I came to blog my recipe then through a search, discovered I posted one last year! That was in the roasting pan though, and it was a pork loin rib half. This year, I put a pork shoulder roast in the crock pot… and made some dumplings 2 ways to go with it!

Ingredients:
- 6 lb. pork shoulder roast
- 2 bags of sauerkraut (Beware, “Bavarian style” is a secret code meaning it has caraway seeds & tastes like royal ass. Unless you like caraway seeds or royal ass. I avoid it for diverticulitis reasons anyway.)
- 1 bottle of beer. I used Straub Amber again this year, but I also like to use Yuengling Traditional Lager. (You could also use Penn Pilsner, Stoney’s, Shiner Bock, or Smithwick’s Red Ale… Don’t be ruining it with Budweiser, Coors or Iron City.)
- Apple Juice (Maybe ½ cup?)
- 2 Apples (I like Golden Crisp or Honey Crisp)
- 1 Spanish Onion (Or a sweet or yellow onion or whatever you like.)
- ½ teaspoon-ish Minced Garlic
- Salt (or Season All / Seasoned Salt)
- Pepper
- Onion Powder
- Garlic Powder
- Paprika
- Mustard Powder
- Brown Sugar (Maybe ¼ cup?)
- Pillsbury Grands Biscuit Dough
Instructions:
- Drain & rinse the sauerkraut, unless you’re into clearing the pluming from the top down.
- Slice the apples & onions then place them on the bottom of the slow cooker/crock pot, add that beer & apple juice. Add some spices.
- Put the roast in, fat side up. Add some spices.
- Cover it with the rinsed sauerkraut. Add some spices.
- Add that brown sugar sprinkled all over the top, Add some more spices.
- I put it on low for 8 hours & it was over-cooked & falling apart, but in a good way.
- Cook it to 145° F according to the FDA, 160° according to my thermometer with the numbers beside the pig icon, or 203° if you want it to fall apart.
- Cut up 4 of the Pillsbury biscuits into 4 pieces each, pop ’em into the crock pot on the last half hour. I sealed the inside of the lid with foil at that point because I read you should do that online. (Don’t burn yourself!)
- Let it rest a bit when you pull it out. That’s just good life advice in general.
I cooked the other 4 biscuits, also cut into 4’s, in my stock pot:
- I tossed some beer, water, apple juice, & ham bullion into my stock pot, then brought it to a boil.
- I dropped in the dumpling pieces, and brought it down to a simmer. That’s about a 2 on my stovetop dial.
- I boiled for 10 minutes with the lid off, then for 10 minutes with the lid on.
Tips:
- Damnit, I forgot to do this part: Sear the pork roast on all sides. I used a large fork to control it along with some tongs. I used a hot pan with a tiny bit of extra virgin olive oil & a pat of butter. You just want to sear the outsides, not cook the meat. I did add a bit of seasonings first.

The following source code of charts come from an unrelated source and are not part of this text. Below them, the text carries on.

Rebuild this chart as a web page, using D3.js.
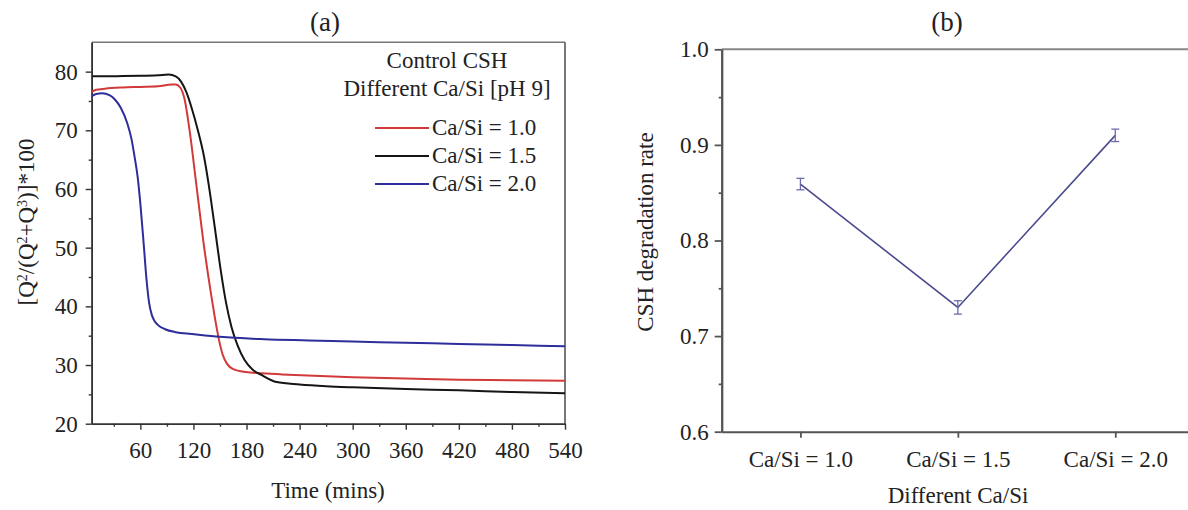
<!DOCTYPE html>
<html><head><meta charset="utf-8">
<script src="https://cdn.jsdelivr.net/npm/d3@7"></script>
<style>
html,body{margin:0;padding:0;background:#fff;}
svg{display:block;}
text{font-family:"Liberation Serif","Times New Roman",serif;fill:#222;}
</style></head>
<body>
<svg id="c" width="1188" height="510" font-family="Liberation Serif"></svg>
<script>
// ---------- Panel (a) data ----------
const timeTicks = [60,120,180,240,300,360,420,480,540];
const yTicksA = [20,30,40,50,60,70,80];
const seriesNames = ["Ca/Si = 1.0","Ca/Si = 1.5","Ca/Si = 2.0"];
const seriesColors = ["#d23a3a","#151515","#2d2d9c"];

const t10 = [5,10,20,40,60,80,95,100,105,110,116,123,132,140,144,149,153,158,165,179,197,220,249,300,360,420,480,540];
const v10 = [76.5,76.9,77.1,77.3,77.4,77.5,77.8,77.8,77.3,75.3,69.6,61.1,50.2,42,38.3,34.2,31.8,30.2,29.3,28.8,28.6,28.4,28.2,27.9,27.7,27.5,27.4,27.3];

const t15 = [5,20,40,60,80,92,100,106,112,118,125,132,139,145,151,157,163,170,178,187,197,214,240,270,300,360,420,480,540];
const v15 = [79.2,79.2,79.25,79.3,79.4,79.5,79.2,78.3,76.5,73.8,70,65.5,59,52.5,46,40.5,36.5,33.3,30.8,29.2,28.3,27.1,26.7,26.4,26.2,25.9,25.7,25.4,25.2];

const t20 = [5,10,17,25,31,38,45,50,54,57,60,64,67,70,73,76,80,88,100,118,150,200,250,300,360,420,480,540];
const v20 = [75.8,76.2,76.3,76.0,75.3,73.8,71.3,68.5,65,62,57.5,50.2,44.5,40.5,38.5,37.5,36.8,36.1,35.6,35.3,34.8,34.4,34.2,34.0,33.8,33.6,33.4,33.2];

// ---------- Panel (b) data ----------
const ratioCats = ["Ca/Si = 1.0","Ca/Si = 1.5","Ca/Si = 2.0"];
const degRate = [0.859,0.730,0.910];
const degErr = [0.006,0.007,0.0065];
const yTicksB = [0.6,0.7,0.8,0.9,1.0];

const FONT = "'Liberation Serif','Times New Roman',serif";
const svg = d3.select("#c");

// ================= Panel (a) =================
const A = {l:91.7, r:565, t:42.3, b:423.7};
const xA = d3.scaleLinear().domain([5,540]).range([A.l,A.r]);
const yA = d3.scaleLinear().domain([20,85]).range([A.b,A.t]);

const gA = svg.append("g");
gA.append("line").attr("x1",A.l).attr("x2",A.r).attr("y1",A.t).attr("y2",A.t).attr("stroke","#777").attr("stroke-width",1.6);
gA.append("line").attr("x1",A.r).attr("x2",A.r).attr("y1",A.t).attr("y2",A.b).attr("stroke","#555").attr("stroke-width",1.6);

const gxA = gA.append("g").attr("transform",`translate(0,${A.b})`)
  .call(d3.axisBottom(xA).tickValues(timeTicks).tickSize(6).tickPadding(6).tickSizeOuter(0));
const gyA = gA.append("g").attr("transform",`translate(${A.l},0)`)
  .call(d3.axisLeft(yA).tickValues(yTicksA).tickSize(6).tickPadding(8).tickSizeOuter(0));
gA.append("g").attr("transform",`translate(0,${A.b})`).call(d3.axisBottom(xA).tickValues(d3.range(30,540,60)).tickSize(3).tickFormat("").tickSizeOuter(0));
gA.append("g").attr("transform",`translate(${A.l},0)`).call(d3.axisLeft(yA).tickValues([25,35,45,55,65,75]).tickSize(3).tickFormat("").tickSizeOuter(0));

gA.selectAll("g").attr("font-family",FONT);
gA.selectAll("g .domain").attr("stroke","#333").attr("stroke-width",1.6);
gA.selectAll("g .tick line").attr("stroke","#333").attr("stroke-width",1.4);
gA.selectAll("g .tick text").style("font-size","23px").attr("fill","#222").style("font-family",FONT);
gxA.selectAll("text").attr("dy","0.95em");

const lineGen = d3.line().x(d=>xA(d[0])).y(d=>yA(d[1])).curve(d3.curveMonotoneX);
const series = [
  {name:seriesNames[0], color:seriesColors[0], pts:d3.zip(t10,v10)},
  {name:seriesNames[1], color:seriesColors[1], pts:d3.zip(t15,v15)},
  {name:seriesNames[2], color:seriesColors[2], pts:d3.zip(t20,v20)}
];
svg.append("defs").append("clipPath").attr("id","clipA").append("rect")
  .attr("x",A.l).attr("y",A.t).attr("width",A.r-A.l).attr("height",A.b-A.t);
gA.append("g").attr("clip-path","url(#clipA)").selectAll("path").data(series).join("path")
  .attr("d",d=>lineGen(d.pts)).attr("fill","none").attr("stroke",d=>d.color).attr("stroke-width",2);

// legend
gA.append("text").attr("x",447).attr("y",68).attr("text-anchor","middle").style("font-size","23px").text("Control CSH");
gA.append("text").attr("x",447).attr("y",96).attr("text-anchor","middle").style("font-size","23px").text("Different Ca/Si [pH 9]");
const leg = gA.append("g").selectAll("g").data(series).join("g")
  .attr("transform",(d,i)=>`translate(0,${135+i*28})`);
leg.append("line").attr("x1",375).attr("x2",429).attr("y1",-7).attr("y2",-7)
  .attr("stroke",d=>d.color).attr("stroke-width",2);
leg.append("text").attr("x",432).attr("y",0).style("font-size","23px").text(d=>d.name);

gA.append("text").attr("x",325).attr("y",31).attr("text-anchor","middle").style("font-size","27px").text("(a)");
gA.append("text").attr("x",328).attr("y",498).attr("text-anchor","middle").style("font-size","23px").text("Time (mins)");
const yl = gA.append("text").attr("transform","translate(34,222) rotate(-90)").attr("text-anchor","middle").style("font-size","23px");
yl.append("tspan").text("[Q");
yl.append("tspan").attr("baseline-shift","super").style("font-size","14px").text("2");
yl.append("tspan").text("/(Q");
yl.append("tspan").attr("baseline-shift","super").style("font-size","14px").text("2");
yl.append("tspan").text("+Q");
yl.append("tspan").attr("baseline-shift","super").style("font-size","14px").text("3");
yl.append("tspan").text(")]*100");

// ================= Panel (b) =================
const B = {l:721.7, r:1194, t:49.3, b:431.7};
const xB = d3.scalePoint().domain(ratioCats).range([B.l,B.r]).padding(0.5);
const yB = d3.scaleLinear().domain([0.6,1.0]).range([B.b,B.t]);
const gB = svg.append("g");
gB.append("line").attr("x1",B.l).attr("x2",B.r).attr("y1",B.t).attr("y2",B.t).attr("stroke","#888").attr("stroke-width",2);
gB.append("line").attr("x1",B.r).attr("x2",B.r).attr("y1",B.t).attr("y2",B.b).attr("stroke","#666").attr("stroke-width",2);

const gxB = gB.append("g").attr("transform",`translate(0,${B.b})`)
  .call(d3.axisBottom(xB).tickSize(6).tickPadding(7).tickSizeOuter(0));
const gyB = gB.append("g").attr("transform",`translate(${B.l},0)`)
  .call(d3.axisLeft(yB).tickValues(yTicksB).tickFormat(d3.format(".1f")).tickSize(7).tickPadding(6).tickSizeOuter(0));
gB.append("g").attr("transform",`translate(${B.l},0)`)
  .call(d3.axisLeft(yB).tickValues([0.65,0.75,0.85,0.95]).tickSize(3).tickFormat("").tickSizeOuter(0));
gB.selectAll("g").attr("font-family",FONT);
gB.selectAll(".domain").attr("stroke","#555").attr("stroke-width",2);
gB.selectAll(".tick line").attr("stroke","#555").attr("stroke-width",1.8);
gB.selectAll(".tick text").style("font-size","23px").attr("fill","#222").style("font-family",FONT);
gxB.selectAll("text").attr("dy","0.95em");

const ptsB = ratioCats.map((c,i)=>({c, v:degRate[i], e:degErr[i]}));
gB.append("path").datum(ptsB)
  .attr("d",d3.line().x(d=>xB(d.c)).y(d=>yB(d.v)))
  .attr("fill","none").attr("stroke","#4a4a8e").attr("stroke-width",1.6);
const eb = gB.append("g").selectAll("g").data(ptsB).join("g");
eb.append("line").attr("x1",d=>xB(d.c)).attr("x2",d=>xB(d.c)).attr("y1",d=>yB(d.v-d.e)).attr("y2",d=>yB(d.v+d.e))
  .attr("stroke","#6b6bab").attr("stroke-width",1.3);
eb.append("line").attr("x1",d=>xB(d.c)-4).attr("x2",d=>xB(d.c)+4).attr("y1",d=>yB(d.v-d.e)).attr("y2",d=>yB(d.v-d.e))
  .attr("stroke","#6b6bab").attr("stroke-width",1.3);
eb.append("line").attr("x1",d=>xB(d.c)-4).attr("x2",d=>xB(d.c)+4).attr("y1",d=>yB(d.v+d.e)).attr("y2",d=>yB(d.v+d.e))
  .attr("stroke","#6b6bab").attr("stroke-width",1.3);

gB.append("text").attr("x",947).attr("y",31).attr("text-anchor","middle").style("font-size","27px").text("(b)");
gB.append("text").attr("x",958).attr("y",503).attr("text-anchor","middle").style("font-size","23px").text("Different Ca/Si");
gB.append("text").attr("transform","translate(653,232) rotate(-90)").attr("text-anchor","middle").style("font-size","23px").text("CSH degradation rate");
</script>
</body></html>
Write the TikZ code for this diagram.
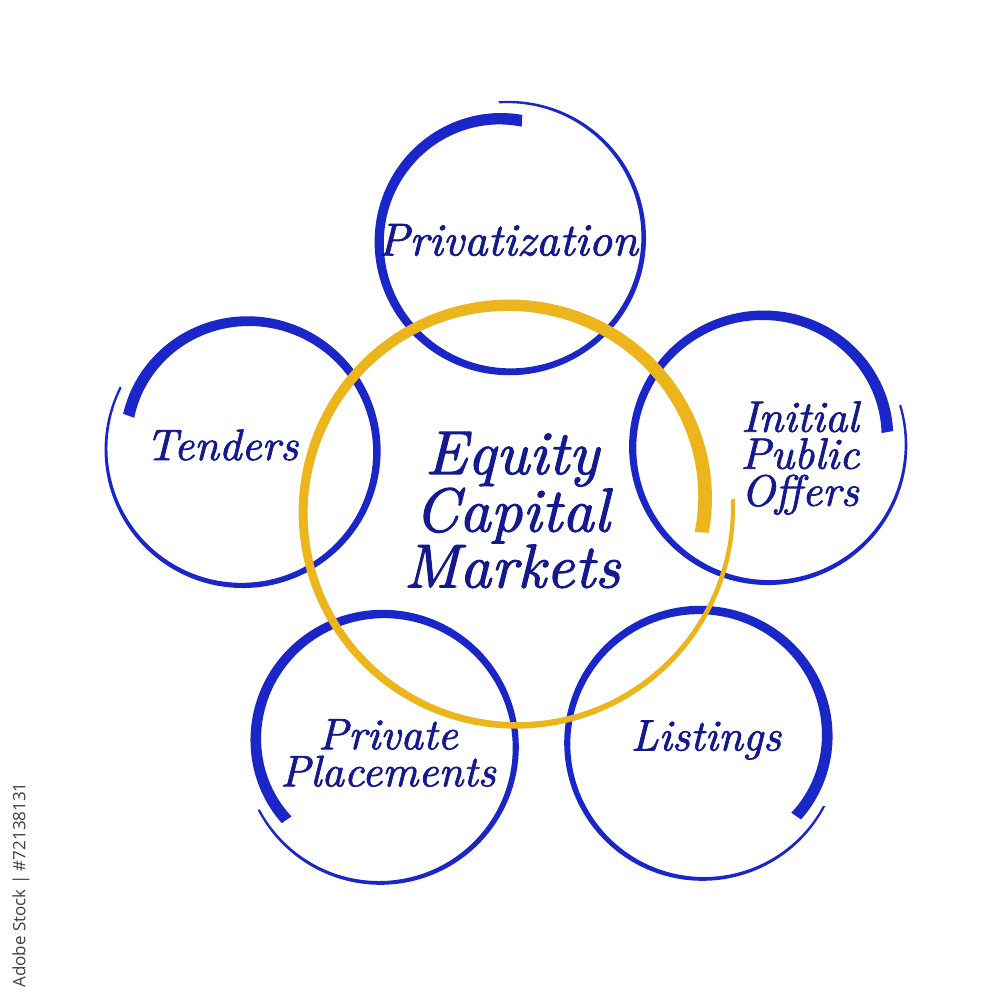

- I put onion powder on the apple slices and garlic powder on the onion slices… because why not? Does anyone else do stuff this?
- You could try to roast it.
- I liked the dumplings from the crock pot more than the ones from the stock pot. they were more fluffy/biscuity and less… wet. They both tasted pretty good & were certainly edible though.





What are your New Year’s traditions and recipes? Did you see my New Year’s appetizers? I’ll take any & all tips on dumplings! I haven’t had luck with the Bisquick variety and I never tried scratch.